SET PROBLEM: Your answer is a single number: the count of lines that contain the string "with".

[Figure scripts]

* * * * * * * * *

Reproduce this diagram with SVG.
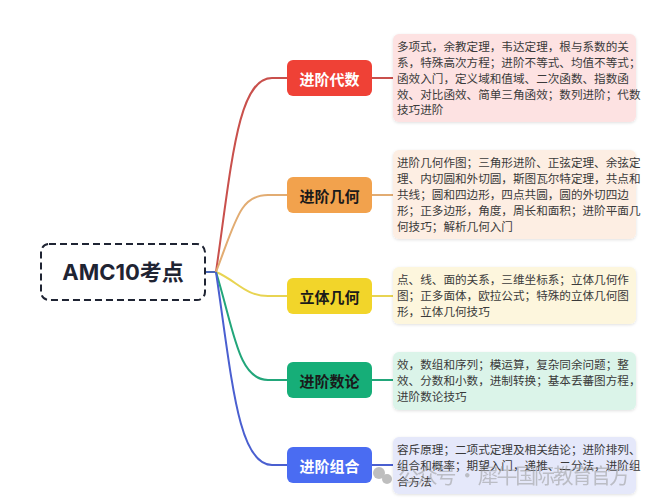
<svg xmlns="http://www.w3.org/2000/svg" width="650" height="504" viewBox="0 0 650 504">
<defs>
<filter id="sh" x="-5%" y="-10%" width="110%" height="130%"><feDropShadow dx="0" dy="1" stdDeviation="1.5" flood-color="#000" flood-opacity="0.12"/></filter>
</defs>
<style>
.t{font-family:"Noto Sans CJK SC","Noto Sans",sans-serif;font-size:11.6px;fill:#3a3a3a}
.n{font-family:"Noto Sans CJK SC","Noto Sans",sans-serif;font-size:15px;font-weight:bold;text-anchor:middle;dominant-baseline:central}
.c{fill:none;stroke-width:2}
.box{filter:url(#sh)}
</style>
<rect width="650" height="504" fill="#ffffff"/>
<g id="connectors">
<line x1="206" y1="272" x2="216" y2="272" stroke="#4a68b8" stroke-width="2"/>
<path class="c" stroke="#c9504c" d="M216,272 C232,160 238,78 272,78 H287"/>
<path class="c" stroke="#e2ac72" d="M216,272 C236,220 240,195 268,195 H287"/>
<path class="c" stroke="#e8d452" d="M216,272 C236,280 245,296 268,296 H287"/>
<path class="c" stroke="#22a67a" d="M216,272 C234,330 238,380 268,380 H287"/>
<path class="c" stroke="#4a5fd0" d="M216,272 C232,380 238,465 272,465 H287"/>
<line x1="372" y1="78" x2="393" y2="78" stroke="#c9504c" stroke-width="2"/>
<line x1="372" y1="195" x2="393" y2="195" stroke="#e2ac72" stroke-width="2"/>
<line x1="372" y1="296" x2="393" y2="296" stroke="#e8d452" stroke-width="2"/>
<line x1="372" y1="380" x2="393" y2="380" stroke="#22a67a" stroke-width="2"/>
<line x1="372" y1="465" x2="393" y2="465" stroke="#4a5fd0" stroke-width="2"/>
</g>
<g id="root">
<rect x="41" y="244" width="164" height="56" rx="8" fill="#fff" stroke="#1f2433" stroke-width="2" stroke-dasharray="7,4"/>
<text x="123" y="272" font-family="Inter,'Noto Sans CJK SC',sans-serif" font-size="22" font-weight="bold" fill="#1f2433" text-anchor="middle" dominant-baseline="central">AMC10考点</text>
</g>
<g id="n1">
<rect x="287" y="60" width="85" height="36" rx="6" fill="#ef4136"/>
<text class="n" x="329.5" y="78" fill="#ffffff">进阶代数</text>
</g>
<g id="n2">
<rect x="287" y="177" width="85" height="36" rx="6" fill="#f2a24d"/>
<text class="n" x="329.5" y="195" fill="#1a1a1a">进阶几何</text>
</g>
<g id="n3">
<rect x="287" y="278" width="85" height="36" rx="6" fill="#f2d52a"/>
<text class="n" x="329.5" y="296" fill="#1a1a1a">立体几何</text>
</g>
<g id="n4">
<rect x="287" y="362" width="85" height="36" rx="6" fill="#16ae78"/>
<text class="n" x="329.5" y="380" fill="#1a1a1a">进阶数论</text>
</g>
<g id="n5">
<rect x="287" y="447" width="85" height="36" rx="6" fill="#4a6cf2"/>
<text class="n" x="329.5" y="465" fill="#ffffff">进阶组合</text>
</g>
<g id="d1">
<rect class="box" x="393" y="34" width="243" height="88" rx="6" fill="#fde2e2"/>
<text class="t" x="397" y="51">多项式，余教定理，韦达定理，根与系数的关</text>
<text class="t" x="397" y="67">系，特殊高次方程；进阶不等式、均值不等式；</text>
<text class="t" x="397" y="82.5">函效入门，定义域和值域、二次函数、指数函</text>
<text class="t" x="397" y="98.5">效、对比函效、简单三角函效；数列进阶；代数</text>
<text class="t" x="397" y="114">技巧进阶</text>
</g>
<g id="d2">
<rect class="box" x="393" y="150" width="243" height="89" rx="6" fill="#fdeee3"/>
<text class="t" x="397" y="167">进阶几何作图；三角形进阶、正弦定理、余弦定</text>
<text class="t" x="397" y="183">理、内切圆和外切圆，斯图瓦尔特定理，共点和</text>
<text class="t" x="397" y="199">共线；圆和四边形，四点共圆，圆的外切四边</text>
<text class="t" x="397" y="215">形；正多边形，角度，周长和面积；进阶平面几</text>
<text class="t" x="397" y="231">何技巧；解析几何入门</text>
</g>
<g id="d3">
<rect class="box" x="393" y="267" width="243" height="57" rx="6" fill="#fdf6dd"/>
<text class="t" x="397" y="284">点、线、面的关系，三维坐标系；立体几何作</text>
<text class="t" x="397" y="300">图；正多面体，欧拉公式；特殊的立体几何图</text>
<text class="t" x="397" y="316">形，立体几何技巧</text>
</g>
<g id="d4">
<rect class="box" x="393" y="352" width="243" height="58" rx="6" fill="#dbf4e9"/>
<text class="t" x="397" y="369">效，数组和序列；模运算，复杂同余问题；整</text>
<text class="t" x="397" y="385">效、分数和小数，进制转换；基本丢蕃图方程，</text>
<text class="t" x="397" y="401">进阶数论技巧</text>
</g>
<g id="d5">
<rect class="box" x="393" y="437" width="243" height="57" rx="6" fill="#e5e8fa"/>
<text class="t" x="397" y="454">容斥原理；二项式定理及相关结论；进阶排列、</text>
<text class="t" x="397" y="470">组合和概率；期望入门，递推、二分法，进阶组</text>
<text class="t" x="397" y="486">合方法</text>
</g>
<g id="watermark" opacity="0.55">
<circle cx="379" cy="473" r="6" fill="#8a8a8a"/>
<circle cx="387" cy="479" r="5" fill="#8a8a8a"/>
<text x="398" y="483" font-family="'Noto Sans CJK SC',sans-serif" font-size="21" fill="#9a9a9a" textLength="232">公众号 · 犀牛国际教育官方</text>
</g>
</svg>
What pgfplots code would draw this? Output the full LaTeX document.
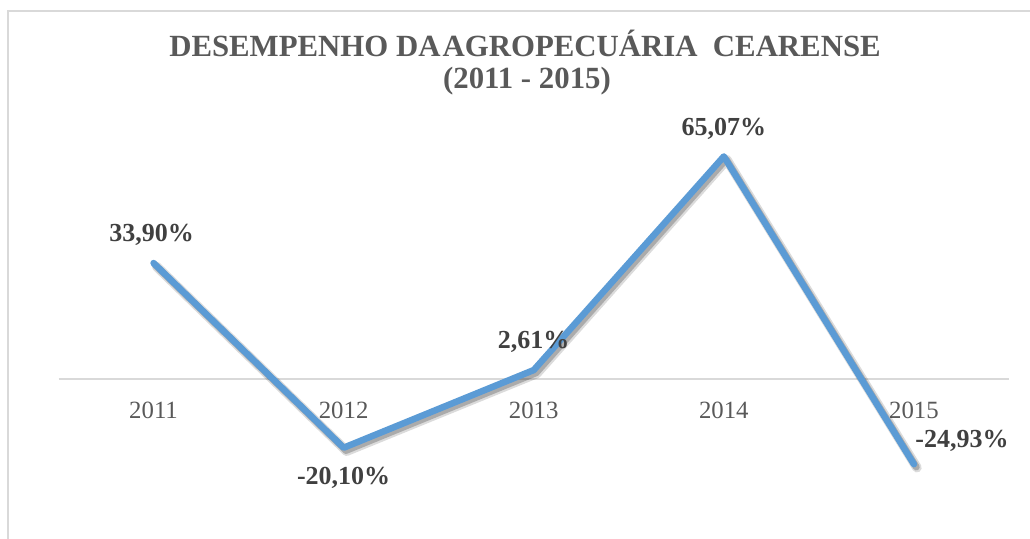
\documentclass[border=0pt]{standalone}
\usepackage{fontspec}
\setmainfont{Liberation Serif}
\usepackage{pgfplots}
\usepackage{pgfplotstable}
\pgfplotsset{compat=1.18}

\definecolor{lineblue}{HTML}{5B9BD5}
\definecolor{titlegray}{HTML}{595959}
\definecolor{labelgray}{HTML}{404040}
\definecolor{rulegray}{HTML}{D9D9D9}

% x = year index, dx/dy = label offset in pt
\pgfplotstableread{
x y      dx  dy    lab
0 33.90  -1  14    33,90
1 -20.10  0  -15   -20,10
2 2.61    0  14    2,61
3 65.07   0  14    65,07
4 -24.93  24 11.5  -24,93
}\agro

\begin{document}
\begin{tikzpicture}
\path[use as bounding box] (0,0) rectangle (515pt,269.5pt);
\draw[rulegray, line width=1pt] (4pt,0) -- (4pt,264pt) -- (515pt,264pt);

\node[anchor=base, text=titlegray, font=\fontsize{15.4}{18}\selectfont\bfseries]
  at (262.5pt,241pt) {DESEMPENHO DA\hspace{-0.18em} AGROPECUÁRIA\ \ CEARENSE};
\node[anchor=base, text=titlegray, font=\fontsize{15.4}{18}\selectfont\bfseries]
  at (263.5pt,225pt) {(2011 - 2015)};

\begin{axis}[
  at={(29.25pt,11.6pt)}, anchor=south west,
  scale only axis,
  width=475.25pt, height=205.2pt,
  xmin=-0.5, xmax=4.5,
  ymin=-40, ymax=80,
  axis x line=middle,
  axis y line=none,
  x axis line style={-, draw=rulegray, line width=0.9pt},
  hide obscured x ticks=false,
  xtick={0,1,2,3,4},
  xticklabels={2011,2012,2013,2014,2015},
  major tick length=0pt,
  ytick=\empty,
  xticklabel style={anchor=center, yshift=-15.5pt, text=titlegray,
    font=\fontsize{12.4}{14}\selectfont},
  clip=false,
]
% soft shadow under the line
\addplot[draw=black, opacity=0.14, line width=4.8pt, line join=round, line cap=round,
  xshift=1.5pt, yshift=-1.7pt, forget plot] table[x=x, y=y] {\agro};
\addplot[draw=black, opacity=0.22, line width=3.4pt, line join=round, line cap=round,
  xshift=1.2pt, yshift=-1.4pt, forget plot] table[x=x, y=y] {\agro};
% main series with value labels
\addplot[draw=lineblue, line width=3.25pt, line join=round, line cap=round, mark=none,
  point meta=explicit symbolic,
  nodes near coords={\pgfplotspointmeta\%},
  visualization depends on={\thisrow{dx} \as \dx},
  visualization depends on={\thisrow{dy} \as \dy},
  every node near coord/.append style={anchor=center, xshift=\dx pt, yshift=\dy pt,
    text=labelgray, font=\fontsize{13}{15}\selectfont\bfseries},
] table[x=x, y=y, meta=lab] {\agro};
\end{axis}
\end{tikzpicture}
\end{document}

* * * * * * * * *

RESPONSE BELOW: 2